Kabila was first thrust into the position of president a decade ago, after the assassination of his father, Laurent Kabila, the rebel leader who toppled the country's dictator of 32 years, Mobutu Sese Seko.

The younger Kabila initially benefited from his father's aura, who was credited with ridding the country of Mobutu, a man known for chartering the Concorde for personal trips and sipping pink champagne while his population languished in abject poverty.

People celebrated when the ruler's family was forced to run onto a cargo plane to escape, the first lady still wearing her nightgown. But a campaign poster for Mobutu's son — Francois Mobutu, who is one of the 11 presidential candidates — underlines how much the younger Kabila's popularity has dipped.

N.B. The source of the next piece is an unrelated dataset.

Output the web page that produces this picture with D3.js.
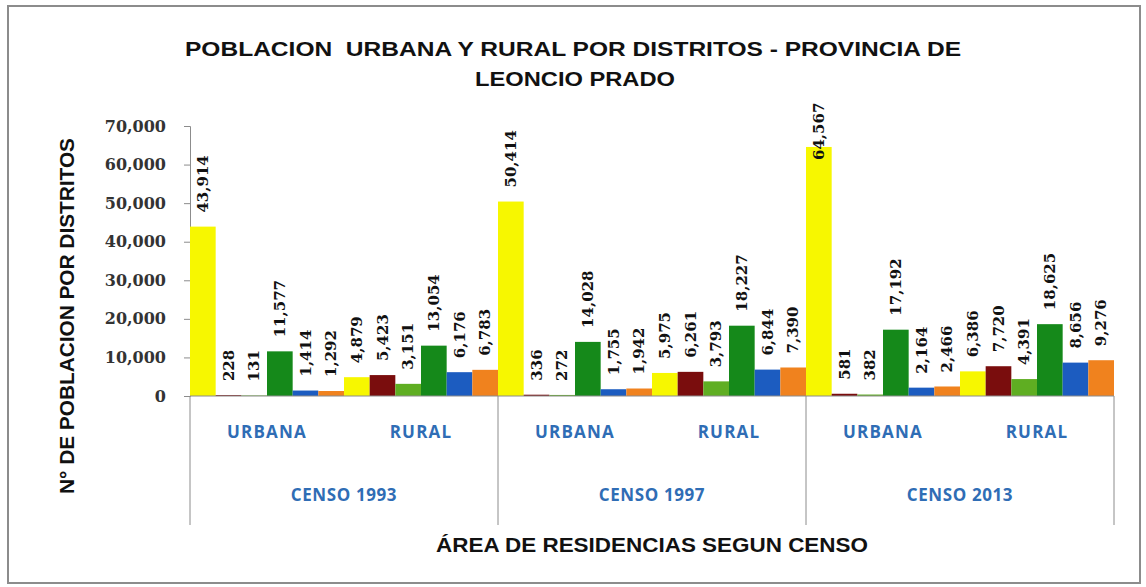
<!DOCTYPE html>
<html>
  <head>
    <meta charset="utf-8">
    <title>Poblacion urbana y rural - Leoncio Prado</title>
    <style>
      body { margin: 0; background: #fff; }
      svg text { white-space: pre; }
    </style>
  </head>
  <body>
    <script src="https://cdn.jsdelivr.net/npm/d3@7/dist/d3.min.js"></script>
    <script>
      // datos
      var censos = ["CENSO 1993", "CENSO 1997", "CENSO 2013"];
      var areas = ["URBANA", "RURAL"];
      var distritos = ["Distrito 1", "Distrito 2", "Distrito 3", "Distrito 4", "Distrito 5", "Distrito 6"];

      var urbana1993 = [43914, 228, 131, 11577, 1414, 1292];
      var rural1993 = [4879, 5423, 3151, 13054, 6176, 6783];
      var urbana1997 = [50414, 336, 272, 14028, 1755, 1942];
      var rural1997 = [5975, 6261, 3793, 18227, 6844, 7390];
      var urbana2013 = [64567, 581, 382, 17192, 2164, 2466];
      var rural2013 = [6386, 7720, 4391, 18625, 8656, 9276];

      var yTicks = [0, 10000, 20000, 30000, 40000, 50000, 60000, 70000];

      var colores = ["#f7f700", "#7a0d0d", "#5fae22", "#15891a", "#1c5cc0", "#f0821e"];

      var valores = {
        "CENSO 1993": { "URBANA": urbana1993, "RURAL": rural1993 },
        "CENSO 1997": { "URBANA": urbana1997, "RURAL": rural1997 },
        "CENSO 2013": { "URBANA": urbana2013, "RURAL": rural2013 }
      };

      // tabla plana para las barras
      var filas = [];
      censos.forEach(function(c) {
        areas.forEach(function(a) {
          valores[c][a].forEach(function(v, i) {
            filas.push({ censo: c, area: a, distrito: distritos[i], valor: v });
          });
        });
      });

      var width = 1146, height = 587;
      var svg = d3.select("body").append("svg")
        .attr("width", width)
        .attr("height", height);

      // marco del grafico
      svg.append("rect")
        .attr("x", 8).attr("y", 6)
        .attr("width", 1132).attr("height", 577)
        .attr("fill", "#fff")
        .attr("stroke", "#8c8c8c")
        .attr("stroke-width", 2);

      var x0 = d3.scaleBand().domain(censos).range([190, 1114]);
      var x1 = d3.scaleBand().domain(areas).range([0, x0.bandwidth()]);
      var x2 = d3.scaleBand().domain(distritos).range([0, x1.bandwidth()]);
      var y = d3.scaleLinear().domain([0, 70000]).range([396, 126]);
      var color = d3.scaleOrdinal().domain(distritos).range(colores);

      // titulo
      var titulo = svg.append("text")
        .attr("text-anchor", "middle")
        .style("font-family", "'Liberation Sans', Arial, sans-serif")
        .style("font-weight", "bold")
        .style("font-size", "21px")
        .style("fill", "#111");
      titulo.append("tspan").attr("x", 573).attr("y", 56)
        .attr("textLength", 776).attr("lengthAdjust", "spacingAndGlyphs")
        .text("POBLACION  URBANA Y RURAL POR DISTRITOS - PROVINCIA DE");
      titulo.append("tspan").attr("x", 575).attr("y", 86)
        .attr("textLength", 200).attr("lengthAdjust", "spacingAndGlyphs")
        .text("LEONCIO PRADO");

      // eje Y
      var yAxis = svg.append("g")
        .attr("transform", "translate(190,0)")
        .call(d3.axisLeft(y).tickValues(yTicks).tickFormat(d3.format(",")).tickSize(6).tickPadding(18));
      yAxis.select(".domain").attr("stroke", "#8c8c8c");
      yAxis.selectAll(".tick line").attr("stroke", "#8c8c8c");
      yAxis.selectAll(".tick text")
        .style("font-family", "'DejaVu Serif', serif")
        .style("font-weight", "bold")
        .style("font-size", "16px")
        .style("fill", "#333");

      // barras
      svg.append("g")
        .selectAll("rect")
        .data(filas)
        .enter()
        .append("rect")
        .attr("x", d => x0(d.censo) + x1(d.area) + x2(d.distrito))
        .attr("y", d => y(d.valor))
        .attr("width", x2.bandwidth())
        .attr("height", d => y(0) - y(d.valor))
        .attr("fill", d => color(d.distrito));

      // etiquetas de valores (se recortan al borde superior como en Excel)
      svg.append("g")
        .selectAll("text")
        .data(filas)
        .enter()
        .append("text")
        .attr("transform", function(d) {
          var cx = x0(d.censo) + x1(d.area) + x2(d.distrito) + x2.bandwidth() / 2;
          var cy = Math.max(y(d.valor) - 14, 160);
          return "translate(" + cx + "," + cy + ") rotate(-90)";
        })
        .attr("dominant-baseline", "central")
        .text(d => d3.format(",")(d.valor))
        .style("font-family", "'DejaVu Serif', serif")
        .style("font-weight", "bold")
        .style("font-size", "15px")
        .style("fill", "#111");

      // linea base y separadores de categorias
      svg.append("line")
        .attr("x1", x0.range()[0]).attr("x2", x0.range()[1])
        .attr("y1", y(0)).attr("y2", y(0))
        .attr("stroke", "#8c8c8c");

      var cortes = censos.map(c => x0(c)).concat([x0.range()[1]]);
      svg.append("g")
        .selectAll("line")
        .data(cortes)
        .enter()
        .append("line")
        .attr("x1", d => d).attr("x2", d => d)
        .attr("y1", y(0)).attr("y2", 525)
        .attr("stroke", "#8c8c8c");

      // etiquetas de area
      var etiquetasArea = [];
      censos.forEach(c => areas.forEach(a => etiquetasArea.push({ censo: c, area: a })));
      svg.append("g")
        .selectAll("text")
        .data(etiquetasArea)
        .enter()
        .append("text")
        .attr("x", d => x0(d.censo) + x1(d.area) + x1.bandwidth() / 2)
        .attr("y", 438)
        .attr("text-anchor", "middle")
        .text(d => d.area)
        .style("font-family", "'Open Sans', sans-serif")
        .style("font-weight", "bold")
        .style("font-size", "17px")
        .style("letter-spacing", "1.2px")
        .style("fill", "#2f6db5");

      // etiquetas de censo
      svg.append("g")
        .selectAll("text")
        .data(censos)
        .enter()
        .append("text")
        .attr("x", d => x0(d) + x0.bandwidth() / 2)
        .attr("y", 501)
        .attr("text-anchor", "middle")
        .text(d => d)
        .style("font-family", "'Open Sans', sans-serif")
        .style("font-weight", "bold")
        .style("font-size", "17px")
        .style("letter-spacing", "0.6px")
        .style("fill", "#2f6db5");

      // titulo eje X
      svg.append("text")
        .attr("x", 652).attr("y", 552)
        .attr("text-anchor", "middle")
        .attr("textLength", 432).attr("lengthAdjust", "spacingAndGlyphs")
        .text("ÁREA DE RESIDENCIAS SEGUN CENSO")
        .style("font-family", "'Liberation Sans', Arial, sans-serif")
        .style("font-weight", "bold")
        .style("font-size", "21px")
        .style("fill", "#111");

      // titulo eje Y
      svg.append("text")
        .attr("transform", "translate(74,316) rotate(-90)")
        .attr("text-anchor", "middle")
        .attr("textLength", 356).attr("lengthAdjust", "spacingAndGlyphs")
        .text("N° DE POBLACION POR DISTRITOS")
        .style("font-family", "'Liberation Sans', Arial, sans-serif")
        .style("font-weight", "bold")
        .style("font-size", "20px")
        .style("fill", "#111");
    </script>
  </body>
</html>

"Mobutu was there for 32 years. He pillaged the country. But are we any better off now? The Democratic Republic of Congo has manganese, cobalt, coltan, oil, diamonds," said 45-year-old Ndukis Mubiala, a taxi driver who is voting for the ex-dictator's son. "I'm a chauffeur. I don't own a house. In my bank account, there's zero. Like before, 10 percent of the population gets everything, 90 percent gets nothing."

Associated Press writer Saleh Mwanamilongo in Kinshasa, Congo, and Bradley Klapper in Washington contributed to this report.